Syncona sees eight "key value inflection points" for its portfolio over the next four years, with four points expected in 2026 for Autolus, Beacon, iOnctura and Resolution.
A recent fundraise saw Syncona invest GBP18.1 million in Beacon, to support commercialisation of laru-zova, a gene therapy for retinitis pigmentosa. As of January 8, Syncona owned just over 38% of Beacon.
Another investee, Quell, sees a delay in its key inflection point to 2027, after deciding to prioritise its QEL-005 programme for rheumatologic autoimmune diseases, and therefore pausing trials of QEL-001 in liver transplantation. Syncona said the QEL-005 study has led to "insights that de-risk the QEL-005 programme, which could access a potentially larger commercial opportunity".

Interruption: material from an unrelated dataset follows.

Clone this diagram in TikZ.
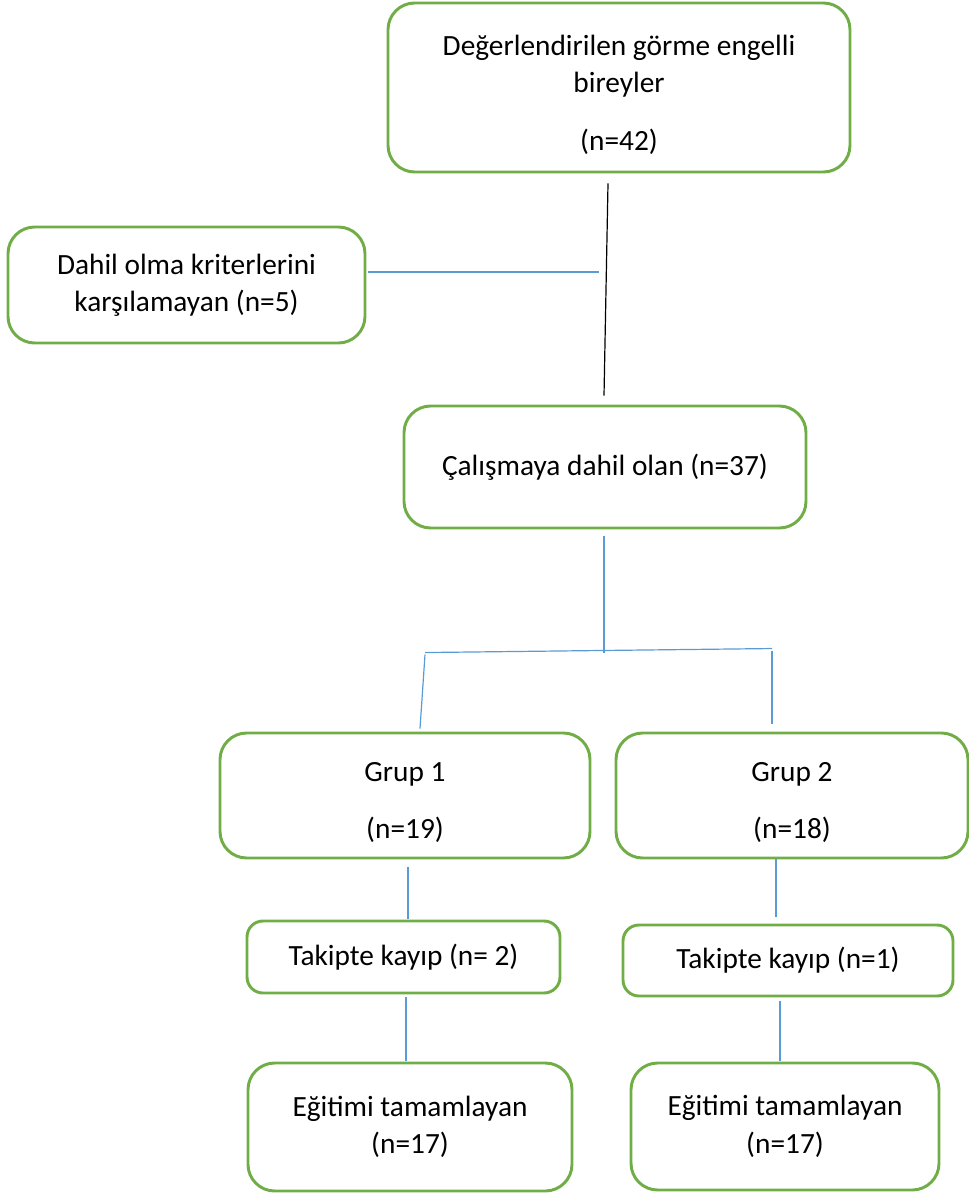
\documentclass[tikz,border=0pt]{standalone}
\usepackage{fontspec}
\setmainfont{Carlito}
\usetikzlibrary{calc}
\definecolor{boxgreen}{RGB}{112,173,71}
\definecolor{lineblue}{RGB}{91,155,213}

\begin{document}
\begin{tikzpicture}[x=0.75pt,y=-0.75pt,
box/.style={draw=boxgreen, line width=2.2pt, rounded corners=20pt,
  align=center, inner sep=0pt, font=\fontsize{22}{28}\selectfont},
smallbox/.style={box, rounded corners=12pt},
bline/.style={draw=lineblue, line width=0.9pt},
kline/.style={draw=black, line width=0.9pt}]
\useasboundingbox (0,0) rectangle (969,1194);
\node[box, minimum width=346.5pt, minimum height=126.75pt] (top) at (619,87.5)
  {\rule{0pt}{26pt}De\u{g}erlendirilen g\"orme engelli\\bireyler\\[15pt](n=42)};
\node[box, minimum width=267.75pt, minimum height=87pt] (left) at (186.5,285)
  {Dahil olma kriterlerini\\kar\c{s}\i lamayan (n=5)};
\node[box, minimum width=301.5pt, minimum height=91.5pt] (mid) at (605,467)
  {\c{C}al\i\c{s}maya dahil olan (n=37)};
\node[box, minimum width=277.5pt, minimum height=93.75pt] (g1) at (405,795.5)
  {\rule{0pt}{25pt}Grup 1\\[15pt](n=19)};
\node[box, minimum width=264pt, minimum height=93.75pt] (g2) at (792,795.5)
  {\rule{0pt}{25pt}Grup 2\\[15pt](n=18)};
\node[smallbox, minimum width=234.75pt, minimum height=54pt] (t1) at (403.5,957)
  {Takipte kay\i p (n= 2)};
\node[smallbox, minimum width=247.5pt, minimum height=53.25pt] (t2) at (788,960.5)
  {Takipte kay\i p (n=1)};
\node[box, minimum width=243pt, minimum height=96pt] (e1) at (410,1127)
  {E\u{g}itimi tamamlayan\\(n=17)};
\node[box, minimum width=231pt, minimum height=95.25pt] (e2) at (785,1126.5)
  {E\u{g}itimi tamamlayan\\(n=17)};
\draw[kline] ($(top.south)+(-11,10)$) -- ($(mid.north)+(-1,-9)$);
\draw[bline] ($(left.east)+(2,-13)$) -- ($(left.east)+(233,-13)$);
\draw[bline] ($(mid.south)+(-1,7)$) -- ($(mid.south)+(-1,124)$);
\draw[bline] ($(g1.north)+(20,-79)$) -- ($(g2.north)+(-20,-83)$);
\draw[bline] ($(g1.north)+(20,-77)$) -- ($(g1.north)+(15,-3)$);
\draw[bline] ($(g2.north)+(-20,-81)$) -- ($(g2.north)+(-20,-8)$);
\draw[bline] ($(g1.south)+(3,8)$) -- ($(t1.north)+(4.5,-1)$);
\draw[bline] ($(t1.south)+(2.5,3)$) -- ($(e1.north)+(-4,-1)$);
\draw[bline] ($(g2.south)+(-16,0)$) -- ($(t2.north)+(-12,-7)$);
\draw[bline] ($(t2.south)+(-8,4)$) -- ($(e2.north)+(-5,-1)$);
\end{tikzpicture}
\end{document}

The investment firm added: "Whilst we seek to avoid delays, the SIML team is encouraged by the technical progress in the field and supports management's decision to allocate capital to the programme with the best risk adjusted return."
Chief Executive Chris Hollowood commented: "We are pleased to have delivered positive NAV performance this quarter with Beacon attracting external capital which further enables the delivery of its pivotal study, bringing a potentially ground-breaking medicine closer to patients."
The CEO continued: "Looking ahead, we are encouraged by the recent recovery in the biotech sector in public markets, with the Beacon financing suggesting this is now starting to flow into the private markets. Against this improving market backdrop, the portfolio is well-positioned to potentially deliver on multiple key value inflection points. These have the potential to underpin significant NAV growth supporting the return of a minimum of GBP250 million to shareholders, as set out in Syncona's proposed new investment objective and policy."
Syncona next week plans to publish the date of the general meeting where investors will vote on the new payout policy, currently slated for early March.
The company's shares were up 1.9% to 99.90 pence on Thursday morning in London, and have risen 9.1% over the past year.